열충격시험과 3점굽힘시험을 통한 BGA 패키지 신뢰성에 미치는 언더필과 코너필의 영향
김경열(Kyung-Yeol Kim),정학산(Haksan Jeong),김상우(Sang-Woo Kim),방제오(Jae-Oh Bang),정승부(Seung-Boo Jung) 대한용접·접합학회 2020 대한용접·접합학회지 Vol.38 No.2
The reliability of a BGA component packaged with underfill and cornerfill was evaluated by 3-point bend test under two thermal shock conditions. The BGA component packaged with cornerfill failed before 500 cycles at a temperature range of -40 ~ 125 ℃. Crack propagation occurred between the Sn3.0-Ag0.5Cu solder and (Cu, Ni)₆Sn₅ intermetallic compound of the BGA component side. Both the BGA components packaged with soldering and underfill passed the thermal shock test under two conditions.

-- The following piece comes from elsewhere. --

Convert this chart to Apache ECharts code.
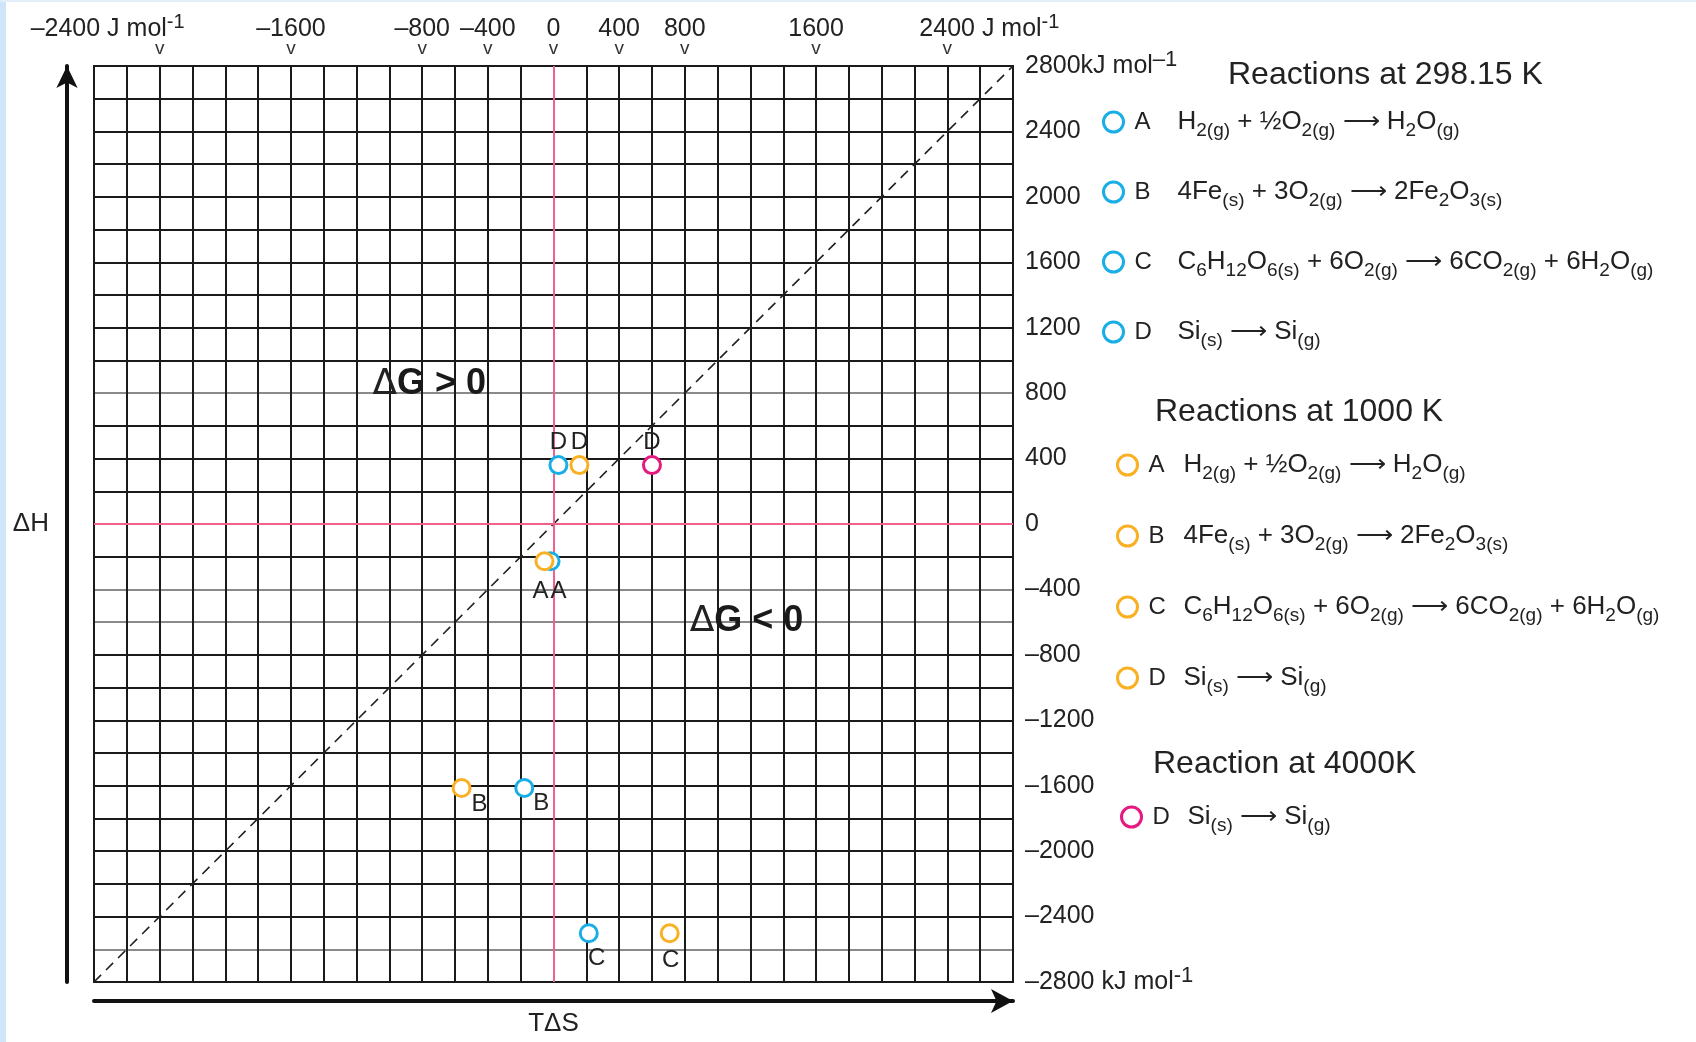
<!DOCTYPE html>
<html><head><meta charset="utf-8">
<script src="https://cdn.jsdelivr.net/npm/echarts@6/dist/echarts.min.js"></script>
<style>html,body{margin:0;padding:0;background:#fff;width:1696px;height:1042px;overflow:hidden}#c{width:1696px;height:1042px}</style>
</head><body><div id="c"></div>
<script>
// ---------- data ----------
const reactionKeys = ['A', 'B', 'C', 'D'];
const tds298 = [-18, -178, 215, 30];        // TΔS at 298.15 K
const dh298 = [-228, -1614, -2502, 360];    // ΔH
const tds1000 = [-55, -560, 708, 158];      // TΔS at 1000 K
const dh1000 = [-228, -1614, -2502, 360];
const keys4000 = ['D'];
const tds4000 = [600];                      // TΔS at 4000 K
const dh4000 = [360];
const diagonal = [[-2800, -2800], [2800, 2800]];
const regionNotes = ['ΔG > 0', 'ΔG < 0'];
const regionNoteAt = [[-757, 855], [1176, -596]];
const topTickValues = [-2400, -1600, -800, -400, 0, 400, 800, 1600, 2400];
const rightTickValues = [2800, 2400, 2000, 1600, 1200, 800, 400, 0, -400, -800, -1200, -1600, -2000, -2400, -2800];
const groupTitles = ['Reactions at 298.15 K', 'Reactions at 1000 K', 'Reaction at 4000K'];
const formulas = {
  A: 'H{s|2(g)} + ½O{s|2(g)} ⟶ H{s|2}O{s|(g)}',
  B: '4Fe{s|(s)} + 3O{s|2(g)} ⟶ 2Fe{s|2}O{s|3(s)}',
  C: 'C{s|6}H{s|12}O{s|6(s)} + 6O{s|2(g)} ⟶ 6CO{s|2(g)} + 6H{s|2}O{s|(g)}',
  D: 'Si{s|(s)} ⟶ Si{s|(g)}'
};

// ---------- styles ----------
const FONT = "'Liberation Sans', Arial, Helvetica, sans-serif";
const INK = '#222';
const colors = { '298': '#1aaee6', '1000': '#f9b023', '4000': '#e5197f' };
const PINK = '#f0618c';
const labelOffsets = {
  '298': { A: [8, 30], B: [17, 15], C: [8, 25], D: [0, -23] },
  '1000': { A: [-4, 30], B: [18, 16], C: [1, 27], D: [0, -23] },
  '4000': { D: [0, -23] }
};
const hGridColors = [];
for (let i = 0; i <= 28; i++) hGridColors.push([1, 11, 12, 18].includes(i) ? '#8a8a8a' : '#1a1a1a');

function enDash(v) { return v < 0 ? '\u2013' + Math.abs(v) : String(v); }

function makeSeries(temp, keys, xs, ys) {
  return keys.map((k, i) => ({
    name: temp + ' ' + k,
    type: 'scatter',
    xAxisIndex: 0, yAxisIndex: 0,
    symbol: 'circle',
    symbolSize: 17,
    z: 5,
    itemStyle: { color: '#fff', borderColor: colors[temp], borderWidth: 3, opacity: 1 },
    label: {
      show: true, position: 'inside', offset: labelOffsets[temp][k],
      formatter: k, fontSize: 24, color: INK, fontFamily: FONT
    },
    data: [[xs[i], ys[i]]]
  }));
}

const series = [
  {
    type: 'line', data: diagonal, symbol: 'none', silent: true, z: 2,
    lineStyle: { color: '#222', width: 1.6, type: [10, 7] },
    markLine: {
      silent: true, symbol: 'none', label: { show: false },
      lineStyle: { color: PINK, width: 2, type: 'solid' },
      data: [{ xAxis: 0 }, { yAxis: 0 }]
    }
  },
  {
    type: 'scatter', symbolSize: 0, silent: true, z: 6,
    itemStyle: { opacity: 1 },
    data: regionNotes.map((t, i) => ({ name: t, value: regionNoteAt[i] })),
    label: {
      show: true, position: 'inside', color: INK, opacity: 1,
      formatter: p => '{d|Δ}{g|' + p.name.slice(1) + '}',
      rich: {
        d: { fontSize: 36, fontFamily: "'DejaVu Sans', sans-serif", color: INK, fontWeight: 'normal', opacity: 1 },
        g: { fontSize: 36, fontFamily: FONT, color: '#1a1a1a', fontWeight: 'bold', opacity: 1 }
      }
    }
  },
  ...makeSeries('298', reactionKeys, tds298, dh298),
  ...makeSeries('1000', reactionKeys, tds1000, dh1000),
  ...makeSeries('4000', keys4000, tds4000, dh4000)
];

function legendCfg(temp, keys, left, top, gap, letterW) {
  const rich = {
    l: { fontSize: 24, fontFamily: FONT, color: INK, width: letterW, lineHeight: 36, padding: [0, 0, 0, 6] },
    s: { fontSize: 19, fontFamily: FONT, color: INK, lineHeight: 19, verticalAlign: 'bottom' }
  };
  return {
    data: keys.map(k => temp + ' ' + k),
    orient: 'vertical', left: left, top: top, itemGap: gap,
    itemWidth: 20, itemHeight: 20, icon: 'circle', selectedMode: false,
    padding: 0,
    itemStyle: { color: '#fff', borderColor: 'inherit', borderWidth: 3 },
    formatter: name => { const k = name.split(' ')[1]; return '{l|' + k + '}' + formulas[k]; },
    textStyle: { fontSize: 26, fontFamily: FONT, color: INK, lineHeight: 36, rich: rich }
  };
}

const titleStyle = { fontSize: 32, fontWeight: 'normal', color: INK, fontFamily: FONT, lineHeight: 36 };

const option = {
  animation: false,
  backgroundColor: '#fff',
  textStyle: { fontFamily: FONT },
  grid: { left: 94, top: 66, width: 919, height: 920, show: true, borderColor: '#1a1a1a', borderWidth: 2, containLabel: false },
  title: [
    { text: groupTitles[0], left: 1228, top: 57, padding: 0, textStyle: titleStyle },
    { text: groupTitles[1], left: 1155, top: 394, padding: 0, textStyle: titleStyle },
    { text: groupTitles[2], left: 1153, top: 746, padding: 0, textStyle: titleStyle }
  ],
  legend: [
    legendCfg('298', reactionKeys, 1102, 104, 34, 43),
    legendCfg('1000', reactionKeys, 1116, 447, 35, 35),
    legendCfg('4000', keys4000, 1120, 799, 34, 35)
  ],
  xAxis: [
    {
      type: 'value', min: -2800, max: 2800, interval: 200, position: 'bottom',
      axisLine: { show: false }, axisTick: { show: false }, axisLabel: { show: false },
      splitLine: { show: true, lineStyle: { color: '#1a1a1a', width: 2 } }
    },
    {
      type: 'value', min: -2800, max: 2800, interval: 400, position: 'top',
      axisLine: { show: false, onZero: false }, axisTick: { show: false }, splitLine: { show: false },
      axisLabel: {
        show: true, margin: 8, fontSize: 19, color: '#333', fontFamily: FONT,
        showMinLabel: true, showMaxLabel: true,
        formatter: v => topTickValues.includes(v) ? 'v' : ''
      }
    },
    {
      type: 'value', min: -2800, max: 2800, interval: 400, position: 'top',
      axisLine: { show: false, onZero: false }, axisTick: { show: false }, splitLine: { show: false },
      axisLabel: {
        show: true, margin: 20, fontSize: 25, color: INK, fontFamily: FONT, lineHeight: 34,
        showMinLabel: true, showMaxLabel: true,
        formatter: v => {
          if (!topTickValues.includes(v)) return '';
          if (v === topTickValues[0]) return enDash(v) + ' J mol{supL|-1}';
          if (v === topTickValues[topTickValues.length - 1]) return '{nr|' + enDash(v) + '} J mol{sup|-1}';
          return enDash(v);
        },
        rich: {
          sup: { fontSize: 20, fontFamily: FONT, color: INK, lineHeight: 20, verticalAlign: 'top' },
          supL: { fontSize: 20, fontFamily: FONT, color: INK, lineHeight: 20, verticalAlign: 'top', padding: [0, 104, 0, 0] },
          nr: { fontSize: 25, fontFamily: FONT, color: INK, lineHeight: 34, padding: [0, 0, 0, 84] }
        }
      }
    },
    {
      type: 'value', min: -2800, max: 2800, position: 'bottom', offset: 19,
      name: 'TΔS', nameLocation: 'middle', nameGap: 10,
      nameTextStyle: { fontSize: 26, color: INK, fontFamily: FONT },
      axisLine: { show: true, onZero: false, symbol: ['none', 'arrow'], symbolSize: [18, 22], lineStyle: { color: '#111', width: 4 } },
      axisTick: { show: false }, axisLabel: { show: false }, splitLine: { show: false }
    }
  ],
  yAxis: [
    {
      type: 'value', min: -2800, max: 2800, interval: 200, position: 'right',
      axisLine: { show: false, onZero: false }, axisTick: { show: false },
      splitLine: { show: true, lineStyle: { color: hGridColors, width: 2 } },
      axisLabel: {
        show: true, margin: 12, fontSize: 25, color: INK, fontFamily: FONT, lineHeight: 34,
        showMinLabel: true, showMaxLabel: true,
        formatter: v => {
          if (!rightTickValues.includes(v)) return '';
          if (v === rightTickValues[0]) return enDash(v) + '{u|kJ mol}{sup|\u20131}';
          if (v === rightTickValues[rightTickValues.length - 1]) return enDash(v) + ' kJ mol{sup|-1}';
          return enDash(v);
        },
        rich: {
          u: { fontSize: 25, fontFamily: FONT, color: INK, lineHeight: 34 },
          sup: { fontSize: 22, fontFamily: FONT, color: INK, lineHeight: 22, verticalAlign: 'top' }
        }
      }
    },
    {
      type: 'value', min: -2800, max: 2800, position: 'left', offset: 27,
      name: 'ΔH', nameLocation: 'middle', nameGap: 18, nameRotate: 0,
      nameTextStyle: { fontSize: 26, color: INK, fontFamily: FONT },
      axisLine: { show: true, onZero: false, symbol: ['none', 'arrow'], symbolSize: [16, 22], lineStyle: { color: '#111', width: 4 } },
      axisTick: { show: false }, axisLabel: { show: false }, splitLine: { show: false }
    }
  ],
  graphic: [
    { type: 'rect', left: 0, top: 0, shape: { width: 6, height: 1042 }, style: { fill: '#cfe5fa' }, silent: true },
    { type: 'rect', left: 0, top: 0, shape: { width: 1696, height: 2 }, style: { fill: '#e2effb' }, silent: true }
  ],
  series: series
};

const chart = echarts.init(document.getElementById('c'), null, { renderer: 'canvas', width: 1696, height: 1042 });
chart.setOption(option);
</script>
</body></html>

However, the SAC305 BGA component assembled with cornerfill only passed a thermal shock in the range of –40 ~ 85 ℃. After 2,000 thermal shock cycles under two temperature conditions, bending reliability was evaluated by 3-point bend test. The SAC305 BGA component packaged with underfill showed superior bending reliability of over 3,000 bend cycles. The early failure (before 500 thermal cycles) of the SAC305 BGA component assembled by cornerfill was considered to be related to the coefficient of thermal expansion (CTE) and glass transition temperature (Tg) of the cornerfill material.